Early Evening in the Kitchen of Love

Love is always stirring and 
thinking about what it will do.
St. Teresa of Avila
The light runs
in through the window
like somebody's chasing it.
Her hair is all wild,
and she hums
and dances a little,
with those hips of hers,
serious hips, good for toting
babies, or propping open 
the screen door
while she calls me
down from the backyard tree.

And this is the call
I've been waiting for;
this is what I want to know:
what Love's been fixing
for me. So I push
into her kitchen,
stand on tiptoes,
try to see
what she's got
in that big pot of hers.
Is goodness 
something the mouth 
can decide?

Years later; the smell
is almost an ache,
the downdraft
of left-behind dreams.
I stand
facing the stove
a long time.
I stir and wait,
hoping to catch the secret 
sleeping in the low
afternoon,
wake it steaming
in the valley 
of my spoon.

Susan Steger Welsh, Rafting On The Water Table,  Minnesota Voices Project #96, New Rivers Press, 2000.  

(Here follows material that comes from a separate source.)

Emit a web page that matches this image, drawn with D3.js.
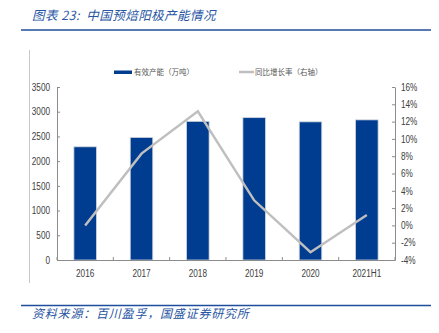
<!DOCTYPE html>
<html><head><meta charset="utf-8">
<script src="https://cdn.jsdelivr.net/npm/d3@7"></script>
<style>
html,body{margin:0;padding:0;background:#fff;}
svg{display:block;}
.num{font-family:"Liberation Sans Narrow","Arial Narrow","Liberation Sans",Arial,sans-serif;fill:#404040;}
.cjk{font-family:"Noto Sans CJK SC",sans-serif;}
</style></head>
<body>
<svg id="c" width="439" height="333"></svg>
<script>
const categories = ["2016","2017","2018","2019","2020","2021H1"];
const capacity = [2290, 2480, 2805, 2880, 2795, 2835];
const growth = [0.0, 8.3, 13.2, 2.9, -3.1, 1.2];
const leftTicks = [0,500,1000,1500,2000,2500,3000,3500];
const rightTicks = [-4,-2,0,2,4,6,8,10,12,14,16];
const titleText = "图表 23:  中国预焙阳极产能情况";
const sourceText = "资料来源：百川盈孚，国盛证券研究所";
const legendLabels = ["有效产能（万吨）","同比增长率（右轴）"];

const svg = d3.select("#c");
const blue = "#003d91", gray = "#bfbfbf", axisCol = "#8c8c8c", headBlue = "#2855a3";

// header
svg.append("text").attr("class","cjk").attr("x",32).attr("y",20)
  .attr("font-size",12.5).attr("font-style","italic").attr("fill",headBlue)
  .style("white-space","pre").style("letter-spacing","0.45px").text(titleText);
svg.append("line").attr("x1",21).attr("x2",431).attr("y1",30).attr("y2",30)
  .attr("stroke","#1f4e9c").attr("stroke-width",1.6);
// left border line
svg.append("line").attr("x1",29.5).attr("x2",29.5).attr("y1",50).attr("y2",283)
  .attr("stroke","#c8c8c8").attr("stroke-width",1);
// footer
svg.append("line").attr("x1",21).attr("x2",431).attr("y1",305.5).attr("y2",305.5)
  .attr("stroke","#1f4e9c").attr("stroke-width",1.6);
svg.append("text").attr("class","cjk").attr("x",32).attr("y",318)
  .attr("font-size",12).attr("font-style","italic").attr("fill",headBlue)
  .style("letter-spacing","0.8px").text(sourceText);

const L = 57, R = 395, T = 87, B = 260;
const x = d3.scaleBand().domain(categories).range([L,R]).paddingInner(0.6).paddingOuter(0.3);
const yL = d3.scaleLinear().domain([0,3500]).range([B,T]);
const yR = d3.scaleLinear().domain([-4,16]).range([B,T]);

// bars
svg.append("g").selectAll("rect").data(categories).join("rect")
  .attr("x",d=>x(d)).attr("width",x.bandwidth())
  .attr("y",(d,i)=>yL(capacity[i])).attr("height",(d,i)=>B-yL(capacity[i]))
  .attr("fill",blue).attr("stroke","#d0d4dc").attr("stroke-width",0.8);

// axes
const gl = svg.append("g").attr("transform",`translate(${L},0)`)
  .call(d3.axisLeft(yL).tickValues(leftTicks).tickFormat(d3.format("d")).tickSizeInner(-3).tickSizeOuter(0).tickPadding(7));
const gr = svg.append("g").attr("transform",`translate(${R},0)`)
  .call(d3.axisRight(yR).tickValues(rightTicks).tickSizeInner(-3).tickSizeOuter(0).tickPadding(6).tickFormat(d=>d+"%"));
const gb = svg.append("g").attr("transform",`translate(0,${B})`)
  .call(d3.axisBottom(x).tickSize(0).tickPadding(10));
[gl,gr,gb].forEach(g=>{
  g.select(".domain").attr("stroke",axisCol);
  g.selectAll(".tick line").attr("stroke",axisCol);
  g.selectAll("text").attr("class","num").attr("font-size",10).attr("fill","#404040")
    .each(function(){
      const w = this.getComputedTextLength();
      if (w > 0) d3.select(this).attr("textLength", (w*0.82).toFixed(2)).attr("lengthAdjust","spacingAndGlyphs");
    });
});
// category boundary ticks
const step = x.step();
const bounds = d3.range(categories.length+1).map(i=>L + i*step);
svg.append("g").selectAll("line").data(bounds).join("line")
  .attr("x1",d=>d).attr("x2",d=>d).attr("y1",B).attr("y2",B-3)
  .attr("stroke",axisCol);

// line
const line = d3.line().x((d,i)=>x(categories[i])+x.bandwidth()/2).y(d=>yR(d));
svg.append("path").datum(growth).attr("d",line).attr("fill","none")
  .attr("stroke",gray).attr("stroke-width",2.5);

// legend
svg.append("rect").attr("x",114).attr("y",70.5).attr("width",18).attr("height",3.5).attr("fill",blue);
svg.append("text").attr("class","cjk").attr("x",134).attr("y",75).attr("font-size",7.5).attr("fill","#595959").text(legendLabels[0]);
svg.append("line").attr("x1",239).attr("x2",254).attr("y1",72).attr("y2",72).attr("stroke",gray).attr("stroke-width",2.5);
svg.append("text").attr("class","cjk").attr("x",255).attr("y",75).attr("font-size",7.5).attr("fill","#595959").text(legendLabels[1]);
</script>
</body></html>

Such a wise and poignant voice has my friend Susan.  I haven't seen her in years since I left our writers' group that met regularly at a coffee shop on Grand Avenue.  The book that this poem comes from was nominated for a Minnesota Book Award.  The other poems in her book are equally worthy. 

"The kitchen of love"... does this call to mind any happy memories for you?  My mom would make homemade doughnuts and she would plan the deep-frying to coincide with my arrival home on the school bus.  Her gift of love was fresh, hot doughnut holes and a glass of cold milk.  As I remember it, that humble kitchen in our tiny farm home glowed with warmth and love on doughnut days.